How does CPS relate to “callback hell”?
“Callback hell” is a common issue that arises from deeply nested anonymous functions used as callbacks in asynchronous JavaScript (before Promises/async-await). This is essentially explicit CPS without proper structure, leading to unreadable, hard-to-maintain code. Modern Promises and async/await abstract away this explicit nesting while still using continuation-like mechanisms internally.
Does async/await use Continuation-Passing Style?
Yes, async/await is largely syntactic sugar built on top of continuation-passing principles. When you await an asynchronous operation, the function pauses, and the “rest of the function” effectively becomes a continuation that gets resumed when the awaited operation completes. The language runtime or compiler manages this continuation passing implicitly, providing a more readable, synchronous-looking syntax.
Essential Technical Terms Defined
- Continuation:A function that represents “the rest of the computation.” In CPS, a function takes a continuation as an argument and passes its result to it, rather than returning the result directly.
- Direct Style:The standard programming paradigm where functions compute a value and return it to their caller, with control flow proceeding sequentially.
- Tail-Call Elimination (TCE):A compiler optimization technique where a function call that occurs as the very last action of another function (a “tail call”) can be executed without adding a new stack frame, preventing stack overflow in deep recursion. CPS can naturally expose tail calls.

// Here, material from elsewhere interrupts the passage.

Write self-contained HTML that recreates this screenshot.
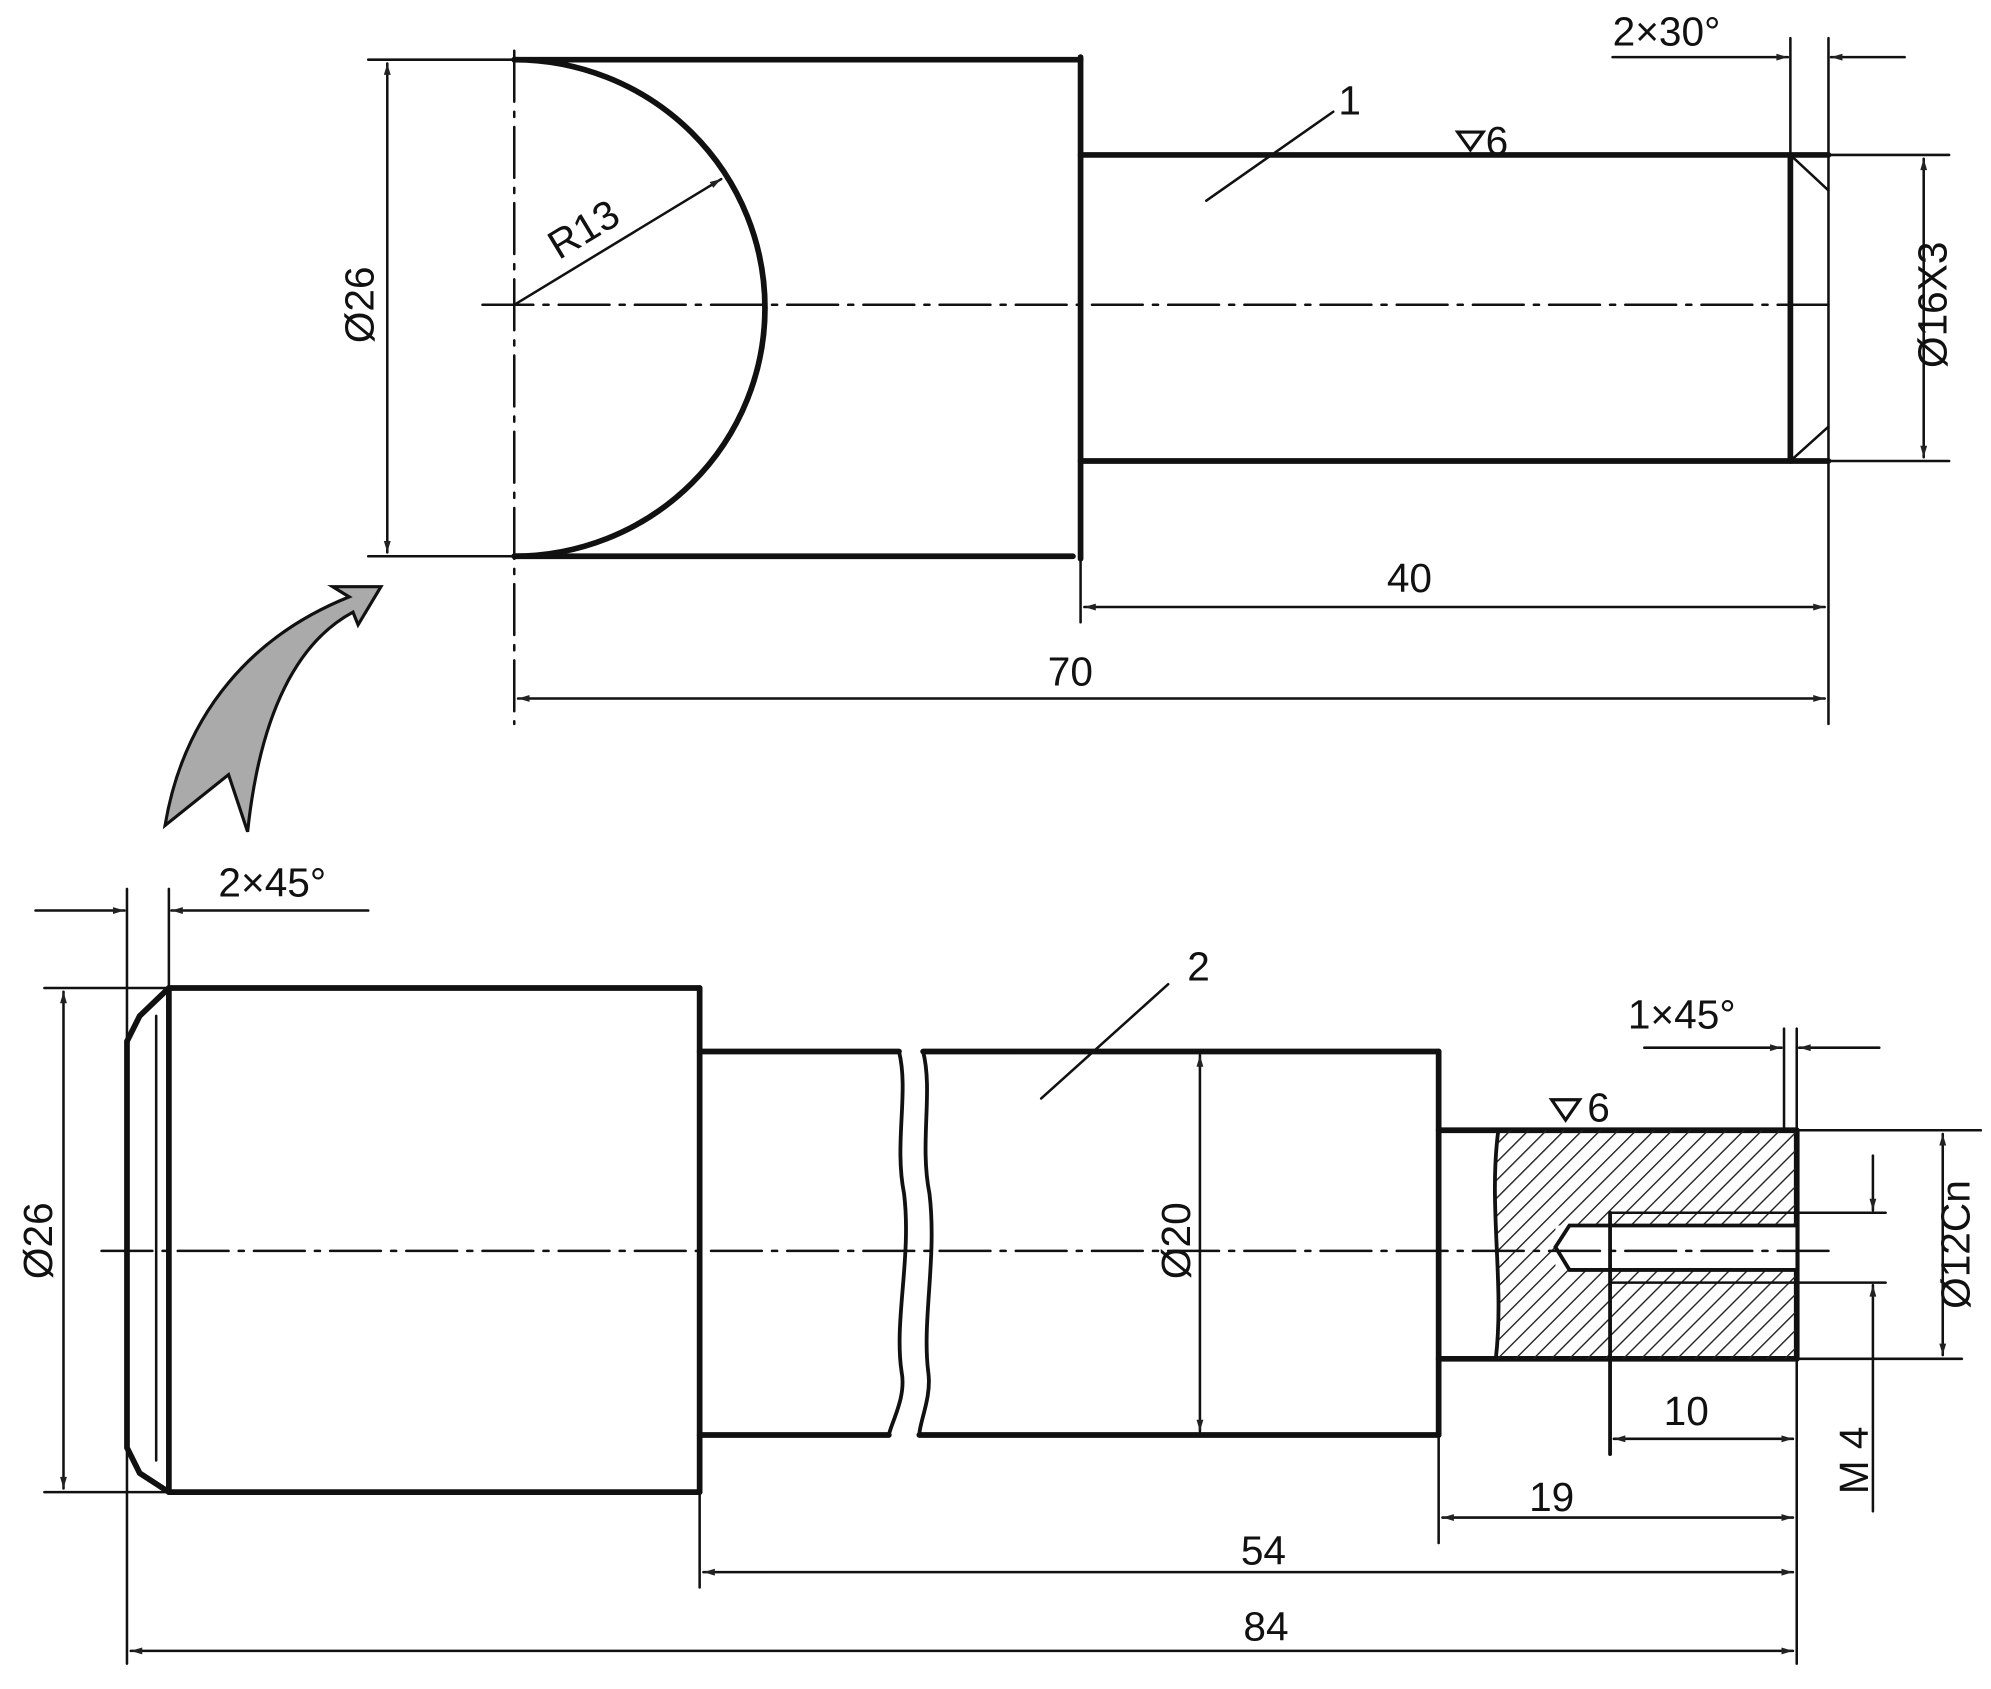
<!DOCTYPE html>
<html><head><meta charset="utf-8"><style>
html,body{margin:0;padding:0;background:#fff;}
svg{display:block;}
text{font-family:"Liberation Sans",sans-serif;fill:#111;}
</style></head><body>
<svg width="1991" height="1689" viewBox="0 0 1568 1330" preserveAspectRatio="none" xmlns="http://www.w3.org/2000/svg">
<defs>
<pattern id="h" width="10" height="10" patternUnits="userSpaceOnUse" patternTransform="rotate(45)">
<line x1="0" y1="0" x2="0" y2="10" stroke="#222" stroke-width="2.2"/>
</pattern>
<marker id="a" viewBox="0 0 10 10" refX="10" refY="5" markerWidth="18" markerHeight="9" orient="auto-start-reverse" markerUnits="userSpaceOnUse">
<path d="M0,2 L10,5 L0,8 Z" fill="#222"/>
</marker>
</defs>
<g stroke="#111" fill="none" stroke-linecap="round">
<g stroke-width="4.5">
<line x1="405" y1="47" x2="851" y2="47"/>
<line x1="405" y1="438" x2="845" y2="438"/>
<line x1="851" y1="45" x2="851" y2="440"/>
<line x1="851" y1="122" x2="1440" y2="122"/>
<line x1="851" y1="363" x2="1440" y2="363"/>
<line x1="1410" y1="122" x2="1410" y2="363"/>
<path d="M405,47 A197,195 0 0 1 405,438"/>
</g>
<g stroke-width="2">
<line x1="1410" y1="122" x2="1440" y2="150"/>
<line x1="1410" y1="363" x2="1440" y2="336"/>
<line x1="1440" y1="30" x2="1440" y2="570"/>
<line x1="1410" y1="30" x2="1410" y2="120"/>
<line x1="405" y1="40" x2="405" y2="570" stroke-dasharray="40 8 4 8"/>
<line x1="380" y1="240" x2="1445" y2="240" stroke-dasharray="40 8 4 8"/>
<line x1="851" y1="440" x2="851" y2="490"/>
<line x1="290" y1="47" x2="405" y2="47"/>
<line x1="290" y1="438" x2="405" y2="438"/>
<line x1="305" y1="50" x2="305" y2="435" marker-start="url(#a)" marker-end="url(#a)"/>
<line x1="1440" y1="122" x2="1535" y2="122"/>
<line x1="1440" y1="363" x2="1535" y2="363"/>
<line x1="1515" y1="125" x2="1515" y2="360" marker-start="url(#a)" marker-end="url(#a)"/>
<line x1="854" y1="478" x2="1437" y2="478" marker-start="url(#a)" marker-end="url(#a)"/>
<line x1="408" y1="550" x2="1437" y2="550" marker-start="url(#a)" marker-end="url(#a)"/>
<line x1="1270" y1="45" x2="1408" y2="45" marker-end="url(#a)"/>
<line x1="1500" y1="45" x2="1442" y2="45" marker-end="url(#a)"/>
<line x1="405" y1="240" x2="568" y2="141" marker-end="url(#a)"/>
<line x1="950" y1="158" x2="1050" y2="88"/>
</g>
<path d="M1148,104 L1168,104 L1158,118 Z" stroke-width="2.5"/>
<path d="M130,650 C145,560 200,500 275,470 L262,462 L300,462 L282,492 L278,482 C235,505 205,560 195,655 L180,610 Z" fill="#aaa" stroke-width="2.5"/>

<g stroke-width="4.5">
<line x1="133" y1="778" x2="551" y2="778"/>
<line x1="133" y1="1175" x2="551" y2="1175"/>
<line x1="133" y1="778" x2="133" y2="1175"/>
<line x1="551" y1="778" x2="551" y2="1175"/>
<path d="M133,778 L110,800 L100,820 L100,1140 L110,1160 L133,1175"/>
<line x1="551" y1="828" x2="708" y2="828"/>
<line x1="727" y1="828" x2="1133" y2="828"/>
<line x1="551" y1="1130" x2="700" y2="1130"/>
<line x1="724" y1="1130" x2="1133" y2="1130"/>
<line x1="1133" y1="828" x2="1133" y2="1130"/>
<line x1="1133" y1="890" x2="1415" y2="890"/>
<line x1="1133" y1="1070" x2="1415" y2="1070"/>
<line x1="1415" y1="890" x2="1415" y2="1070"/>
</g>
<path d="M1180,890 C1172,950 1185,1010 1178,1070 L1415,1070 L1415,890 Z" fill="url(#h)" stroke="none"/>
<rect x="1225" y="965" width="190" height="35" fill="#fff" stroke="none"/>
<g stroke-width="3">
<path d="M1180,890 C1172,950 1185,1010 1178,1070"/>
<path d="M1268,965 L1236,965 L1225,982 L1236,1000 L1268,1000"/>
<line x1="1268" y1="955" x2="1268" y2="1145"/>
<line x1="1268" y1="965" x2="1415" y2="965"/>
<line x1="1268" y1="1000" x2="1415" y2="1000"/>
<line x1="1268" y1="955" x2="1415" y2="955" stroke-width="2"/>
<line x1="1268" y1="1010" x2="1415" y2="1010" stroke-width="2"/>
<path d="M708,828 C716,860 704,900 712,940 C718,990 704,1040 710,1080 C714,1100 702,1120 700,1130"/>
<path d="M727,828 C735,860 724,900 732,940 C738,990 726,1040 731,1080 C734,1100 724,1120 724,1130"/>
</g>
<g stroke-width="2">
<line x1="123" y1="800" x2="123" y2="1150"/>
<line x1="100" y1="700" x2="100" y2="1310"/>
<line x1="133" y1="700" x2="133" y2="778"/>
<line x1="35" y1="778" x2="133" y2="778"/>
<line x1="35" y1="1175" x2="133" y2="1175"/>
<line x1="50" y1="781" x2="50" y2="1172" marker-start="url(#a)" marker-end="url(#a)"/>
<line x1="28" y1="717" x2="98" y2="717" marker-end="url(#a)"/>
<line x1="290" y1="717" x2="135" y2="717" marker-end="url(#a)"/>
<line x1="80" y1="985" x2="1440" y2="985" stroke-dasharray="40 8 4 8"/>
<line x1="945" y1="831" x2="945" y2="1127" marker-start="url(#a)" marker-end="url(#a)"/>
<line x1="820" y1="865" x2="920" y2="775"/>
<line x1="1415" y1="810" x2="1415" y2="1310"/>
<line x1="1405" y1="810" x2="1405" y2="890"/>
<line x1="1295" y1="825" x2="1403" y2="825" marker-end="url(#a)"/>
<line x1="1480" y1="825" x2="1417" y2="825" marker-end="url(#a)"/>
<line x1="1415" y1="890" x2="1560" y2="890"/>
<line x1="1415" y1="1070" x2="1545" y2="1070"/>
<line x1="1530" y1="893" x2="1530" y2="1067" marker-start="url(#a)" marker-end="url(#a)"/>
<line x1="1415" y1="955" x2="1485" y2="955"/>
<line x1="1415" y1="1010" x2="1485" y2="1010"/>
<line x1="1475" y1="910" x2="1475" y2="953" marker-end="url(#a)"/>
<line x1="1475" y1="1190" x2="1475" y2="1012" marker-end="url(#a)"/>
<line x1="1271" y1="1133" x2="1412" y2="1133" marker-start="url(#a)" marker-end="url(#a)"/>
<line x1="1133" y1="1130" x2="1133" y2="1215"/>
<line x1="1136" y1="1195" x2="1412" y2="1195" marker-start="url(#a)" marker-end="url(#a)"/>
<line x1="551" y1="1175" x2="551" y2="1250"/>
<line x1="554" y1="1238" x2="1412" y2="1238" marker-start="url(#a)" marker-end="url(#a)"/>
<line x1="103" y1="1300" x2="1412" y2="1300" marker-start="url(#a)" marker-end="url(#a)"/>
</g>
<path d="M1222,866 L1244,866 L1233,882 Z" stroke-width="2.5"/>
</g>

<g font-size="32">
<text x="1270" y="36">2×30°</text>
<text x="1054" y="90">1</text>
<text x="1170" y="122">6</text>
<text x="1110" y="466" text-anchor="middle">40</text>
<text x="843" y="540" text-anchor="middle">70</text>
<text transform="translate(294,240) rotate(-90)" text-anchor="middle">Ø26</text>
<text transform="translate(1533,240) rotate(-90)" text-anchor="middle">Ø16X3</text>
<text transform="translate(440,205) rotate(-31)">R13</text>
<text x="172" y="706">2×45°</text>
<text transform="translate(41,977) rotate(-90)" text-anchor="middle">Ø26</text>
<text transform="translate(937,977) rotate(-90)" text-anchor="middle">Ø20</text>
<text x="935" y="772">2</text>
<text x="1282" y="810">1×45°</text>
<text x="1250" y="883">6</text>
<text transform="translate(1551,980) rotate(-90)" text-anchor="middle">Ø12Cn</text>
<text transform="translate(1471,1150) rotate(-90)" text-anchor="middle">M 4</text>
<text x="1328" y="1122" text-anchor="middle">10</text>
<text x="1222" y="1190" text-anchor="middle">19</text>
<text x="995" y="1232" text-anchor="middle">54</text>
<text x="997" y="1292" text-anchor="middle">84</text>
</g>
</svg>
</body></html>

- Asynchronous Programming:A paradigm where operations that might take a long time (e.g., I/O, network requests) run in the background without blocking the main program thread, allowing other tasks to proceed concurrently.
- Referential Transparency:A property of expressions in functional programming where an expression can be replaced with its value without changing the program’s behavior. Explicit CPS can help maintain referential transparency by making effects and control flow explicit.